Ah, so many issues. The show, after all, is about a mild-mannered chemistry teacher who, after being diagnosed with lung cancer, turns to cooking and selling crystal methamphetamine to provide for his family. It’s a show in which the hero is also the villain, undergoing a transition from “Mr. Chips to Scarface,” Read said.
“He becomes a fundamentally different person,” Read said. “Morally and everything else.”
He didn’t have to tell this to the crowd, made up of young and old, men and women. The majority knew the show inside and out and had long ago — the show ended in 2013 — made up their own minds about things. The cult-like fandom around “Breaking Bad” is well-known. There are online discussion forums, T-shirts, show-themed rain suits, action figures. There are stores where the entire inventory consists of “Breaking Bad” bling.
But the reason behind the show’s immense popularity was the thrust of Thursday night’s discussion and several theories were afloat.
“Breaking Bad” appeals to human nature, Read offered, in “the way that it deals with the anxieties people have about work, and about finding meaning in work.”
To assist the group in its analysis, Read played several clips from the show on a big screen. For the most part, the men and women in the audience began nodding and smiling before the clips were even shown. They knew every episode, every character, every nuance. They loved Walter White and his badass persona, Heisenberg.
Or, you know. Hated him.
“I loathed Walter White,” said Claudia Watson of Damariscotta. “I mean, I loved to hate him.”
Watson works in Lewiston and popped into Guthries when she learned about the “Breaking Bad” discussion. When she spoke about White’s narcissistic tendencies, Watson wasn’t just making small talk. She spoke with force and emotion. She really despises the character who so enthralled the TV-watching world.
There aren’t many “Breaking Bad” fans like her.
“My friends are all like, what? You’re crazy. He’s awesome,” Watson said. “It’s a small club.”
The monthly presentation: “Hooked: A Critical Look At Shows We Love,” aims to dissect the TV shows that galvanize viewers, including “Orange Is the New Black,” “The Wire,” “The Sopranos” and “Mad Men.”
“There used to be long conversations about movies,” Read said. “Now people do the same thing with TV.”
To bolster this observation, the group at Guthrie’s engaged in rapid-fire commentary about the joys and complexities of “Breaking Bad.” For the most part, these were not casual viewers.
On man argued that Walter White’s transformation from meek schoolteacher to gritty drug trafficker was a slow evolution, one that happened bit by bit.
A younger man observed that White was, like so many of us, under-appreciated and simply responded when he saw an opportunity to overcome that condition. The result, of course, was over-indulgence and greed.
“I see it as a real education,” that man said, “for any of us who have these kinds of insecurities.”
One man never saw White as a villain. Another suggested that “Breaking Bad” was just an allegory for the concept of fate.

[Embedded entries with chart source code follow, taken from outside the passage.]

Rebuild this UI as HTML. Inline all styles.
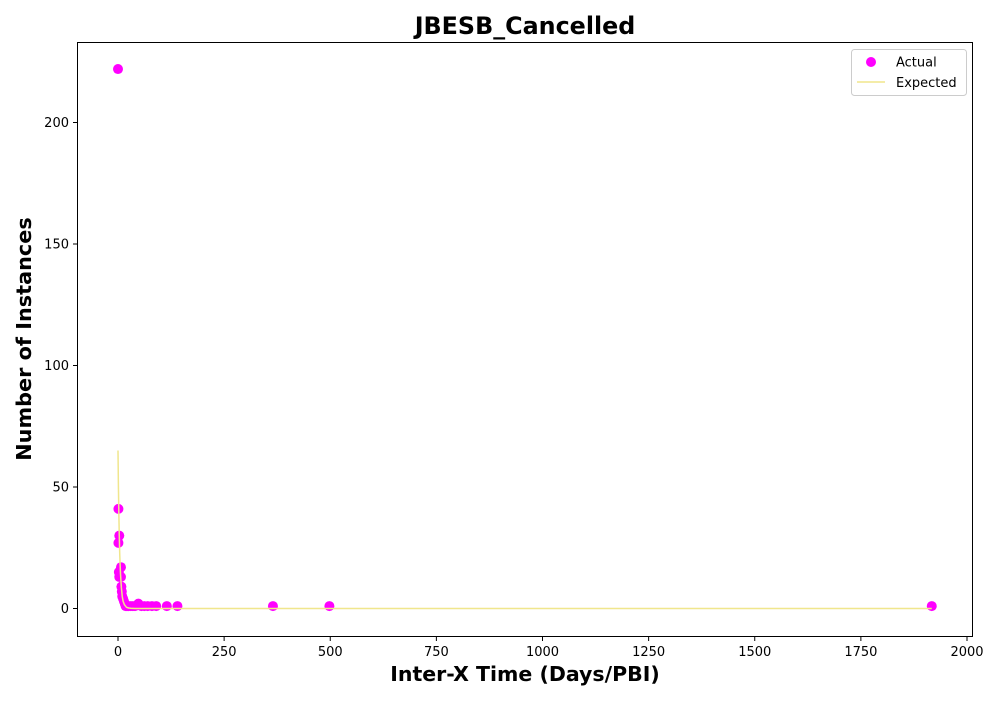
<!DOCTYPE html>
<html><head><meta charset="utf-8"><style>
body{margin:0;background:#fff;font-family:"DejaVu Sans","Liberation Sans",sans-serif}
</style></head><body>
<svg id="chart" width="1000" height="700" xmlns="http://www.w3.org/2000/svg" font-family="DejaVu Sans, Liberation Sans, sans-serif">
<rect width="1000" height="700" fill="#fff"/>
<text x="525" y="34" text-anchor="middle" font-size="23.8" font-weight="bold">JBESB_Cancelled</text>
<text x="525" y="681" text-anchor="middle" font-size="20.5" font-weight="bold">Inter-X Time (Days/PBI)</text>
<text transform="translate(31,339) rotate(-90)" text-anchor="middle" font-size="20.8" font-weight="bold">Number of Instances</text>
<g id="ticks"></g>
<g id="marks"></g>
<rect x="77.5" y="42.5" width="895" height="594" fill="none" stroke="#000" stroke-width="1"/>
<g>
<rect x="851.5" y="49.5" width="115" height="46" rx="3" fill="#fff" stroke="#ccc"/>
<circle cx="871" cy="62" r="5" fill="#ff00ff"/>
<text x="896" y="66.5" font-size="13">Actual</text>
<line x1="857" y1="82" x2="885" y2="82" stroke="#f0e68c" stroke-width="1.5"/>
<text x="896" y="87" font-size="13">Expected</text>
</g>
</svg>
<script>
const actualX=[0,1,1,3,2,3,7,7,8,9,10,12,14,16,18,20,25,30,35,40,48,55,62,70,80,90,115,140,365,498,1917];
const actualY=[222,41,27,30,15,13,17,13,9,7,5,4,3,2,1,1,1,1,1,1,2,1,1,1,1,1,1,1,1,1,1];
const expX=[0,1,2,3,4,5,6,8,10,12,15,20,25,30,40,60,100,500,1917];
const expY=[65,50,39,30,23,18,14,8.5,5,3,1.6,0.5,0.2,0.1,0,0,0,0,0];
const xTicks=[0,250,500,750,1000,1250,1500,1750,2000];
const yTicks=[0,50,100,150,200];
const sx=v=>118+v*(967-118)/2000;
const sy=v=>608.5-v*(608.5-122.5)/200;
const NS="http://www.w3.org/2000/svg";
const tk=document.getElementById('ticks'),mk=document.getElementById('marks');
function mkEl(t,a,p){const e=document.createElementNS(NS,t);for(const k in a)e.setAttribute(k,a[k]);p.appendChild(e);return e;}
xTicks.forEach(v=>{
 const l=mkEl('line',{x1:sx(v),x2:sx(v),y1:636.5,y2:641,stroke:'#000'},tk);
 
 
 const t=mkEl('text',{x:sx(v),y:656,'text-anchor':'middle','font-size':13},tk);t.textContent=v;
 
 
});
yTicks.forEach(v=>{
 const l=mkEl('line',{x1:73,x2:77.5,y1:sy(v),y2:sy(v),stroke:'#000'},tk);
 
 
 const t=mkEl('text',{x:69,y:sy(v)+4.5,'text-anchor':'end','font-size':13},tk);t.textContent=v;
 
 
});
actualX.forEach((x,i)=>{
 const c=mkEl('circle',{cx:sx(x),cy:sy(actualY[i]),r:5,fill:'#ff00ff'},mk);
 
 
});
const p=mkEl('polyline',{points:expX.map((x,i)=>sx(x)+','+sy(expY[i])).join(' '),fill:'none',stroke:'#f0e68c','stroke-width':1.5},mk);


</script>
</body></html>
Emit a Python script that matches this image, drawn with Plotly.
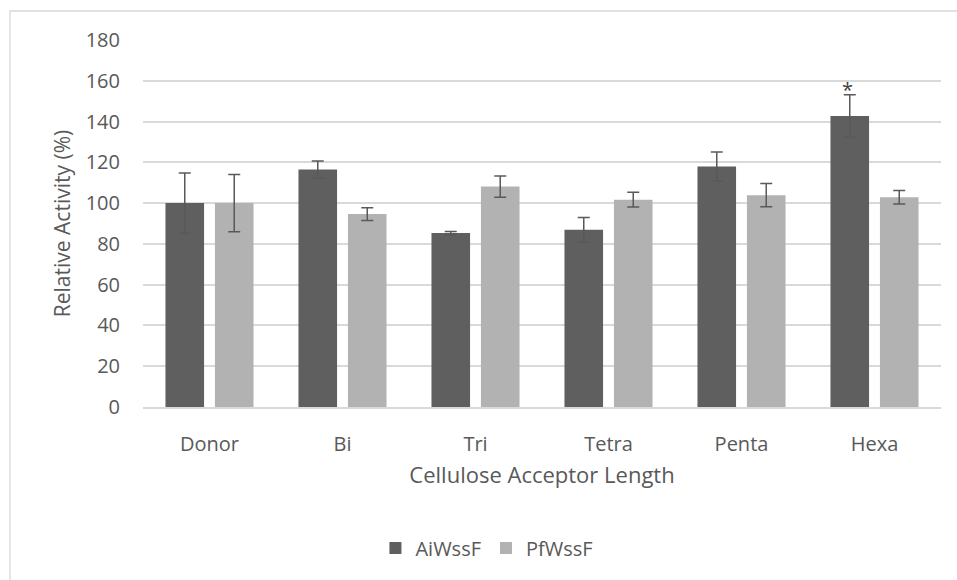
import plotly.graph_objects as go

categories = ["Donor", "Bi", "Tri", "Tetra", "Penta", "Hexa"]
ai_values = [100, 116.5, 85.3, 86.9, 118.0, 142.7]
ai_errors = [14.8, 4.2, 0.8, 6.0, 7.1, 10.4]
pf_values = [100, 94.6, 108.1, 101.7, 103.9, 102.9]
pf_errors = [14.0, 3.1, 5.2, 3.6, 5.7, 3.3]
y_ticks = [0, 20, 40, 60, 80, 100, 120, 140, 160, 180]

TXT = "#595959"
GRID = "#d9d9d9"
FONT = "Open Sans, Segoe UI, sans-serif"

fig = go.Figure()
fig.add_trace(go.Bar(
    name="AiWssF", x=categories, y=ai_values,
    marker=dict(color="#5f5f5f", line=dict(width=0)),
    error_y=dict(type="data", array=ai_errors, color="#595959", thickness=1.5, width=6),
))
fig.add_trace(go.Bar(
    name="PfWssF", x=categories, y=pf_values,
    marker=dict(color="#b2b2b2", line=dict(width=0)),
    error_y=dict(type="data", array=pf_errors, color="#595959", thickness=1.5, width=6),
))

# significance marker above Hexa AiWssF bar
fig.add_annotation(x="Hexa", y=ai_values[5] + ai_errors[5], text="*", showarrow=False,
                   xshift=-27.5, yshift=-10, yanchor="bottom",
                   font=dict(size=20, color="#404040", family=FONT))

# chart frame
fig.add_shape(type="rect", xref="paper", yref="paper",
              x0=-0.1667, x1=1.05, y0=-0.6, y1=1.079,
              line=dict(color=GRID, width=1.3), layer="below")

fig.update_layout(
    width=957, height=580,
    margin=dict(l=143, r=16, t=40, b=173),
    paper_bgcolor="white", plot_bgcolor="white",
    barmode="group", bargap=0.256, bargroupgap=0.22,
    font=dict(family=FONT, size=20, color=TXT),
    showlegend=True,
    legend=dict(orientation="h", x=0.431, xanchor="center", y=-0.384, yanchor="middle",
                font=dict(size=20, color=TXT), itemwidth=30, bgcolor="rgba(0,0,0,0)"),
    xaxis=dict(
        title=dict(text="Cellulose Acceptor Length", font=dict(size=22, color=TXT), standoff=12),
        showline=True, linecolor=GRID, linewidth=1.5, ticks="", showgrid=False,
        ticklabelstandoff=18, tickfont=dict(size=20, color=TXT),
    ),
    yaxis=dict(
        title=dict(text="Relative Activity (%)", font=dict(size=21, color=TXT), standoff=9),
        range=[0, 180], tickvals=y_ticks, ticks="", showline=False,
        showgrid=True, gridcolor=GRID, gridwidth=1.5, zeroline=False,
        ticklabelstandoff=22, tickfont=dict(size=20, color=TXT),
    ),
)

fig.write_html("out.html")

A woman seated in the middle of the room asked perhaps the most compelling question of all: Since White had become a hardcore drug trafficker, a sociopath and a killer, why did so many people remain hooked on the show? Why did they continue to cheer for the man?
“Maybe,” suggested a man at the back of the room, “none of us knows as much about ourselves as we’d like to think.”
Uncomfortable murmurs of agreement rippled through the room.
“Do we identify with his goals?” Read asked them. “Or with the anxieties?”